Writedowns and costs have weighed on freight rail operator Aurizon’s half year profit, but its shares have risen due to its positive forecasts.
Australia’s largest freight rail operator expects to haul more coal this year than previously forecast, but has suffered a fall in half year profit.
Despite a long downturn in the Australian coal market, Aurizon chief executive Lance Hockridge said the company was transporting record volumes of coal for export from local mines.
Formerly known as QR National, Aurizon has increased its guidance for coal haulage in the 2013/14 financial year to between 207 and 212 million tonnes, up from its previous forecast of between 200 and 205 million tonnes.
The stronger volumes of coal have prompted analysts to lift their full year profit forecasts for Aurizon.
The company’s shares gained nine cents, or 1.8 per cent, to $5.19, despite it posting a 39 per cent fall in profit in the first half of the financial year.
The result included $197 million in writedowns, due to it reducing its number of locomotives and wagons, and delays or changes to major infrastructure projects it is involved in.
Aurizon also had $25 million in costs after 262 employees took voluntary redundancy packages during the six months to December 31, as it continued to downsize after its privatisation in 2010.

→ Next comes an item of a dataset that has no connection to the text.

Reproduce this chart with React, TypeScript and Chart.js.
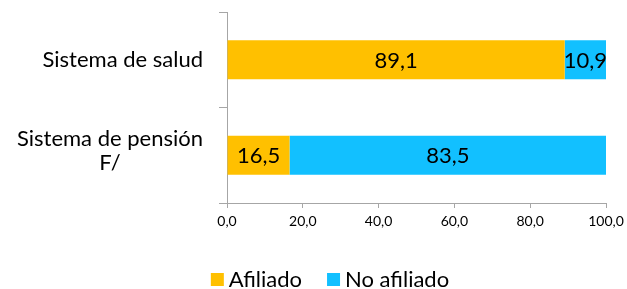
import React, { useEffect, useRef } from "react";
import { Chart, registerables } from "chart.js";

Chart.register(...registerables);

const categories: string[][] = [["Sistema de salud"], ["Sistema de pensión", "F/"]];
const afiliado = [89.1, 16.5];
const noAfiliado = [10.9, 83.5];
const xTicks = [0, 20, 40, 60, 80, 100];
const seriesNames = ["Afiliado", "No afiliado"];
const seriesColors = ["#FFC000", "#12C0FF"];

const FONT = "Lato, 'Open Sans', sans-serif";
const fmt = (v: number) => v.toFixed(1).replace(".", ",");

const labelsPlugin = {
  id: "customLabels",
  afterDatasetsDraw(chart: any) {
    const ctx = chart.ctx;
    ctx.save();
    // data labels
    ctx.font = `22px ${FONT}`;
    ctx.fillStyle = "#000";
    ctx.textAlign = "center";
    ctx.textBaseline = "middle";
    chart.data.datasets.forEach((ds: any, di: number) => {
      const meta = chart.getDatasetMeta(di);
      meta.data.forEach((bar: any, i: number) => {
        const { x, y, base } = bar.getProps(["x", "y", "base"], true);
        ctx.fillText(fmt(ds.data[i]), (x + base) / 2, y + 1);
      });
    });
    // category labels
    const yScale = chart.scales.y;
    const right = chart.chartArea.left - 24;
    const lh = 24;
    categories.forEach((lines, i) => {
      const cy = yScale.getPixelForValue(i);
      const maxW = Math.max(...lines.map((l) => ctx.measureText(l).width));
      const cx = right - maxW / 2;
      const top = cy - ((lines.length - 1) * lh) / 2 - (lines.length > 1 ? 4 : 0);
      lines.forEach((l, j) => ctx.fillText(l, cx, top + j * lh));
    });
    // legend
    const legendCenter = 330;
    const legendY = 279.5;
    const box = 13;
    const gapText = 5;
    const gapItem = 25;
    const widths = seriesNames.map((n) => box + gapText + ctx.measureText(n).width);
    const total = widths.reduce((a, b) => a + b, 0) + gapItem * (widths.length - 1);
    let lx = legendCenter - total / 2;
    ctx.textAlign = "left";
    seriesNames.forEach((n, i) => {
      ctx.fillStyle = seriesColors[i];
      ctx.fillRect(lx, legendY - box / 2, box, box);
      ctx.fillStyle = "#000";
      ctx.fillText(n, lx + box + gapText, legendY);
      lx += widths[i] + gapItem;
    });
    ctx.restore();
  },
};

export default function App() {
  const ref = useRef<HTMLCanvasElement>(null);
  useEffect(() => {
    if (!ref.current) return;
    const chart = new Chart(ref.current, {
      type: "bar",
      data: {
        labels: categories.map((c) => c.join(" ")),
        datasets: [
          { label: seriesNames[0], data: afiliado, backgroundColor: seriesColors[0], barPercentage: 0.41, categoryPercentage: 1 },
          { label: seriesNames[1], data: noAfiliado, backgroundColor: seriesColors[1], barPercentage: 0.41, categoryPercentage: 1 },
        ],
      },
      options: {
        indexAxis: "y",
        animation: false,
        responsive: false,
        maintainAspectRatio: false,
        layout: { padding: { left: 0, right: 21, top: 12, bottom: 0 } },
        plugins: {
          tooltip: { enabled: false },
          legend: { display: false },
        },
        scales: {
          x: {
            stacked: true,
            min: 0,
            max: 100,
            afterBuildTicks: (s: any) => {
              s.ticks = xTicks.map((v) => ({ value: v }));
            },
            afterFit: (s: any) => {
              s.height = 86;
              s.paddingRight = 0;
              s.paddingLeft = 0;
            },
            grid: { drawOnChartArea: false, drawTicks: true, tickLength: 5, color: "#A6A6A6" },
            border: { color: "#A6A6A6" },
            ticks: {
              font: { family: FONT, size: 14 },
              color: "#000",
              padding: 5,
              maxRotation: 0,
              callback: (v: any) => fmt(Number(v)),
            },
          },
          y: {
            stacked: true,
            afterFit: (s: any) => {
              s.width = 227;
            },
            grid: { drawOnChartArea: false, drawTicks: true, tickLength: 8, offset: true, color: "#A6A6A6" },
            border: { color: "#A6A6A6" },
            ticks: { display: false },
          },
        },
      },
      plugins: [labelsPlugin],
    });
    return () => chart.destroy();
  }, []);
  return (
    <div style={{ position: "absolute", left: 0, top: 0, width: 627, height: 289, background: "#fff" }}>
      <canvas ref={ref} width={627} height={289} />
    </div>
  );
}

It made a net profit of $107 million in the six months to December 31, down from $176 million in the same period a year earlier.
Mr Hockridge highlighted Aurizon’s achievements in cutting costs, which mirror the efforts of its coal mining customers.
It cut $59 million from its cost base in the first half of 2013/14, and aims for a reduction of $90 million for the year and $230 million in annual reductions by the 2014/15 year.
“In summary our trains are running faster with bigger payloads, lower fuel, operating costs and on a smaller maintenance footprint,” he said.
Mr Hockridge said economic headwinds continued to affect the company, particularly efforts by local miners to slash costs to stay competitive against overseas rivals, and the fall in the value of the Australian dollar.
He cited the BHP Billiton Mitsubishi Alliance in Queensland, which is trying to cut $1 billion of costs out of its Queensland coal operations.
Mr Hockridge also conceded Aurizon faced the possibility of industrial action from its 200 NSW train drivers in the coming year.
The NSW workers are headed for protected industrial action after receiving Fair Work Australia approval, and Queensland workers could possibly do the same as new workplace agreements are negotiated.